The resulting gig was one of those great occasions when the audience’s high expectations seemed to bring even more from the performers.

This year’s fourth CD Lope & Antilope had revealed a broader sound spectrum that was apparent here, both in the construction of the music but also in the handling of electronics.

Saxophonist Jake McMurchie and trumpeter Pete Judge each used their selection of foot pedals adroitly throughout, producing carefully shaped and occasionally unexpected sounds – at one point a falling slide guitar appeared in the mix, courtesy of the tenor sax, at another a guttural clicking was the residue of processed trumpet.

Jim Barr’s bass, like the player, was mostly straight-faced for the evening but did make a deliciously dirty over-driven flange contribution on occasion.

The overall sound was poised and composed, slipping from lounge-slink to a head-slamming riff with the flick of a wrist.

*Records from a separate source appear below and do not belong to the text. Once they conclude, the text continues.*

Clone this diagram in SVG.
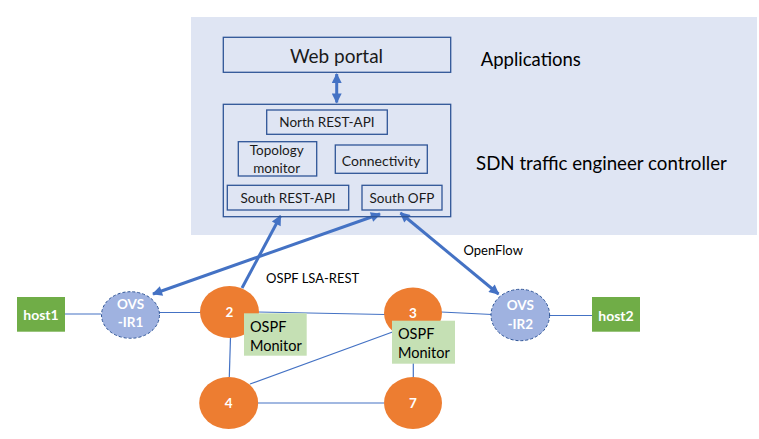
<svg xmlns="http://www.w3.org/2000/svg" width="759" height="439" viewBox="0 0 759 439">
<style>
text{font-family:Lato,"Open Sans","Liberation Sans",sans-serif;}
.box{fill:none;stroke:#2f5597;stroke-width:1.3;}
.t{fill:#1a1a1a;text-anchor:middle;dominant-baseline:central;}
.lbl{fill:#000;dominant-baseline:central;}
.link{stroke:#4472c4;stroke-width:1.2;fill:none;}
.thick{stroke:#4472c4;stroke-width:3;fill:none;}
.router{fill:#ed7d31;}
.ovs{fill:#9fb2e0;stroke:#2f5597;stroke-width:1;stroke-dasharray:3 2;}
.host{fill:#70ad47;}
.mon{fill:#c5e0b4;}
.w{fill:#fff;font-weight:bold;text-anchor:middle;dominant-baseline:central;}
</style>
<defs>
<marker id="ah" viewBox="0 0 10 10" refX="9" refY="5" markerWidth="12" markerHeight="10" markerUnits="userSpaceOnUse" orient="auto-start-reverse">
<path d="M0,0 L10,5 L0,10 z" fill="#4472c4"/>
</marker>
</defs>
<rect width="759" height="439" fill="#fff"/>
<rect id="panel" x="191" y="17" width="566" height="218" fill="#dfe5f3"/>

<g id="connectors">
<line class="link" x1="65" y1="314" x2="101" y2="314"/>
<line class="link" x1="159" y1="312.5" x2="201" y2="312.5"/>
<line class="link" x1="258" y1="312" x2="385" y2="314.5"/>
<line class="link" x1="441" y1="312" x2="492" y2="314.5"/>
<line class="link" x1="549" y1="315.5" x2="592" y2="315.5"/>
<line class="link" x1="230.5" y1="337" x2="229.3" y2="377"/>
<line class="link" x1="250" y1="384" x2="398" y2="330"/>
<line class="link" x1="258" y1="403" x2="384" y2="403"/>
<line class="link" x1="413.3" y1="338" x2="413.3" y2="378"/>
<line class="thick" x1="336.7" y1="74" x2="336.7" y2="102.5" marker-start="url(#ah)" marker-end="url(#ah)"/>
<line class="thick" x1="242" y1="288" x2="280.5" y2="216" marker-end="url(#ah)"/>
<line class="thick" x1="153" y1="294" x2="380" y2="214" marker-start="url(#ah)" marker-end="url(#ah)"/>
<line class="thick" x1="400.5" y1="213" x2="498.5" y2="294" marker-start="url(#ah)" marker-end="url(#ah)"/>
</g>

<g id="web-portal">
<rect class="box" x="223.3" y="37.3" width="227.4" height="35"/>
<text class="t" x="336.5" y="55.5" font-size="19">Web portal</text>
</g>
<text class="lbl" x="480.7" y="58.5" font-size="18.5">Applications</text>

<g id="controller">
<rect class="box" x="223.3" y="104.3" width="227.4" height="112.4"/>
</g>
<g id="north-rest-api">
<rect class="box" x="266.7" y="110" width="120.6" height="24.3"/>
<text class="t" x="327" y="122.3" font-size="13.5">North REST-API</text>
</g>
<g id="topology-monitor">
<rect class="box" x="238.3" y="141.7" width="78.4" height="34.3"/>
<text class="t" x="276.7" y="150" font-size="13.5">Topology</text>
<text class="t" x="276.7" y="168.3" font-size="13.5">monitor</text>
</g>
<g id="connectivity">
<rect class="box" x="335.3" y="145" width="92" height="28.3"/>
<text class="t" x="381" y="160.5" font-size="14">Connectivity</text>
</g>
<g id="south-rest-api">
<rect class="box" x="227.3" y="185.3" width="121.4" height="24.7"/>
<text class="t" x="288" y="197.7" font-size="13.5">South REST-API</text>
</g>
<g id="south-ofp">
<rect class="box" x="362" y="185.3" width="80" height="24.7"/>
<text class="t" x="402" y="197.7" font-size="13.5">South OFP</text>
</g>
<text class="lbl" x="476" y="162.5" font-size="18.7">SDN traffic engineer controller</text>

<text class="lbl" x="266" y="278" font-size="13">OSPF LSA-REST</text>
<text class="lbl" x="463.5" y="249.5" font-size="13">OpenFlow</text>

<g id="host1">
<rect class="host" x="17" y="297" width="48" height="34.7"/>
<text class="w" x="41" y="314.5" font-size="14">host1</text>
</g>
<g id="ovs-ir1">
<ellipse class="ovs" cx="130.5" cy="315" rx="29" ry="23.3"/>
<text class="w" x="130.5" y="303.5" font-size="13.5">OVS</text>
<text class="w" x="130.5" y="322" font-size="13.5">-IR1</text>
</g>
<g id="r2">
<ellipse class="router" cx="229.5" cy="312" rx="29.5" ry="26"/>
<text class="w" x="229.5" y="312" font-size="13.5">2</text>
</g>
<g id="r3">
<ellipse class="router" cx="413" cy="313" rx="29" ry="25.5"/>
<text class="w" x="413" y="313" font-size="13.5">3</text>
</g>
<g id="r4">
<ellipse class="router" cx="228.7" cy="403" rx="29.5" ry="26"/>
<text class="w" x="228.7" y="403" font-size="13.5">4</text>
</g>
<g id="r7">
<ellipse class="router" cx="413" cy="403" rx="29" ry="26"/>
<text class="w" x="413" y="403" font-size="13.5">7</text>
</g>
<g id="ospf-monitor-2">
<rect class="mon" x="244" y="313.3" width="62.7" height="42.4"/>
<text class="lbl" x="250" y="326.5" font-size="14.5">OSPF</text>
<text class="lbl" x="250" y="345" font-size="14.5">Monitor</text>
</g>
<g id="ospf-monitor-3">
<rect class="mon" x="392" y="320.7" width="63" height="43"/>
<text class="lbl" x="398" y="333.5" font-size="14.5">OSPF</text>
<text class="lbl" x="398" y="352.5" font-size="14.5">Monitor</text>
</g>
<g id="ovs-ir2">
<ellipse class="ovs" cx="520.3" cy="315" rx="29.3" ry="25.7"/>
<text class="w" x="520.3" y="305" font-size="13.5">OVS</text>
<text class="w" x="520.3" y="324" font-size="13.5">-IR2</text>
</g>
<g id="host2">
<rect class="host" x="592" y="297" width="48" height="34.7"/>
<text class="w" x="616" y="315" font-size="14">host2</text>
</g>
</svg>
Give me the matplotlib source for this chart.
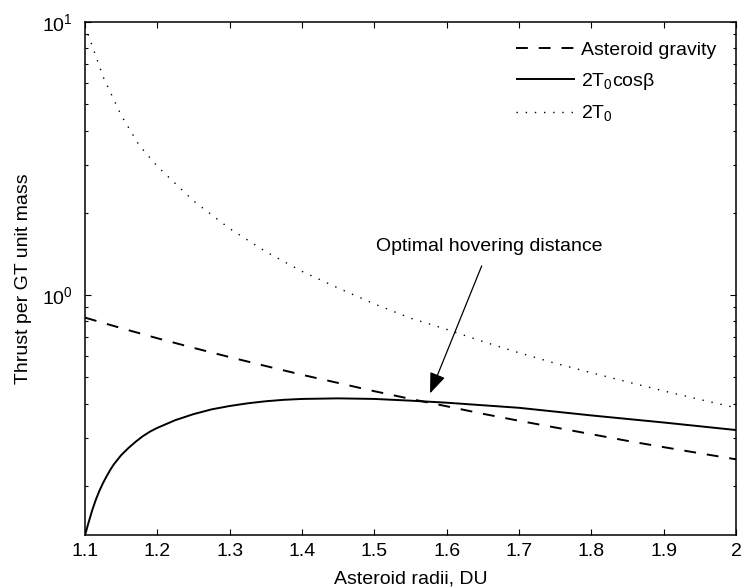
import matplotlib
matplotlib.use("Agg")
import matplotlib.pyplot as plt
from matplotlib.ticker import LogLocator, LogFormatterMathtext, FixedLocator, NullFormatter

plt.rcParams['font.family'] = ['Liberation Sans', 'DejaVu Sans']
plt.rcParams['mathtext.fontset'] = 'custom'
plt.rcParams['mathtext.rm'] = 'Liberation Sans'
plt.rcParams['mathtext.it'] = 'Liberation Sans'
plt.rcParams['mathtext.default'] = 'regular'

# Asteroid gravity per unit mass vs. radius
r_grav = [1.10, 1.15, 1.20, 1.25, 1.30, 1.35, 1.40, 1.45, 1.50, 1.55,
          1.60, 1.65, 1.70, 1.75, 1.80, 1.85, 1.90, 1.95, 2.00]
gravity = [0.826, 0.756, 0.694, 0.640, 0.592, 0.549, 0.510, 0.476, 0.444, 0.416,
           0.391, 0.367, 0.346, 0.327, 0.309, 0.292, 0.277, 0.263, 0.250]

# Projected thrust 2 T0 cos(beta)
r_proj = [1.100, 1.105, 1.110, 1.115, 1.120, 1.125, 1.130, 1.135, 1.140, 1.150,
          1.160, 1.170, 1.180, 1.190, 1.200, 1.225, 1.250, 1.275, 1.300, 1.325,
          1.350, 1.375, 1.400, 1.450, 1.500, 1.550, 1.600, 1.700, 1.800, 1.900, 2.000]
thrust_proj = [0.132, 0.147, 0.163, 0.178, 0.192, 0.205, 0.217, 0.229, 0.240, 0.259,
               0.275, 0.290, 0.304, 0.316, 0.326, 0.348, 0.366, 0.381, 0.392, 0.401,
               0.408, 0.413, 0.416, 0.418, 0.416, 0.410, 0.403, 0.386, 0.362, 0.341, 0.320]

# Full thrust 2 T0
r_full = [1.100, 1.125, 1.150, 1.175, 1.200, 1.250, 1.300, 1.350, 1.400, 1.450,
          1.500, 1.550, 1.600, 1.650, 1.700, 1.750, 1.800, 1.850, 1.900, 1.950, 2.000]
thrust_full = [9.70, 6.30, 4.55, 3.53, 2.96, 2.21, 1.75, 1.44, 1.22, 1.06,
               0.927, 0.822, 0.748, 0.675, 0.614, 0.562, 0.519, 0.480, 0.445, 0.414, 0.386]

x_ticks = [1.1, 1.2, 1.3, 1.4, 1.5, 1.6, 1.7, 1.8, 1.9, 2.0]
x_tick_labels = ['1.1', '1.2', '1.3', '1.4', '1.5', '1.6', '1.7', '1.8', '1.9', '2']

fig = plt.figure(figsize=(7.42, 5.88), dpi=100)
ax = fig.add_axes([0.1146, 0.0901, 0.8774, 0.8725])

lw = 1.4
ax.plot(r_grav, gravity, color='black', lw=lw, dashes=(6.1, 5.6),
        label='Asteroid gravity')
ax.plot(r_proj, thrust_proj, color='black', lw=lw, solid_capstyle='butt',
        solid_joinstyle='round', label=r'2T$_0$cosβ')
ax.plot(r_full, thrust_full, color='black', lw=1.0, dashes=(1.0, 5.6),
        label=r'2T$_0$')

ax.set_yscale('log')
ax.set_xlim(1.1, 2.0)
ax.set_ylim(0.132, 10)

ax.xaxis.set_major_locator(FixedLocator(x_ticks))
ax.set_xticklabels(x_tick_labels)
ax.yaxis.set_major_locator(LogLocator(base=10, numticks=10))
ax.yaxis.set_major_formatter(LogFormatterMathtext())
ax.yaxis.set_minor_locator(LogLocator(base=10, subs=range(2, 10), numticks=20))
ax.yaxis.set_minor_formatter(NullFormatter())

ax.tick_params(which='both', direction='in', top=True, right=True,
               labelsize=14, width=0.8, colors='black')
ax.tick_params(which='major', length=4.0, pad=6)
ax.tick_params(axis='y', which='major', pad=9)
ax.tick_params(which='minor', length=2.3)
for s in ax.spines.values():
    s.set_linewidth(1.1)

ax.set_xlabel('Asteroid radii, DU', fontsize=14, labelpad=7)
ax.set_ylabel('Thrust per GT unit mass', fontsize=14, labelpad=7)

ax.annotate('Optimal hovering distance', xy=(1.577, 0.436), xytext=(1.659, 1.50),
            fontsize=14, ha='center', va='center',
            arrowprops=dict(arrowstyle='-|>,head_length=0.9,head_width=0.35',
                            color='black', lw=0.9, shrinkA=6, shrinkB=0))

ax.legend(loc='upper right', frameon=False, fontsize=14, handlelength=3.0,
          handletextpad=0.35, labelspacing=0.6, borderaxespad=0.6)

fig.savefig('out.png', dpi=100)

It was a full-on performance and much rested on Clive Deamer’s drumming, probably one of the surest foundations you can have and the precision tool that locks GTB’s music together.

Deamer seemed on fire, ratcheting and scattering around impeccable beats, skating through rhythmic irregularities, even playing one handed while shaking a tambourine.

Tammy Payne joining to sing on one number was another treat from their box of tricks and the whole night was clearly a triumph to judge by the gleaming faces being ushered out at the end.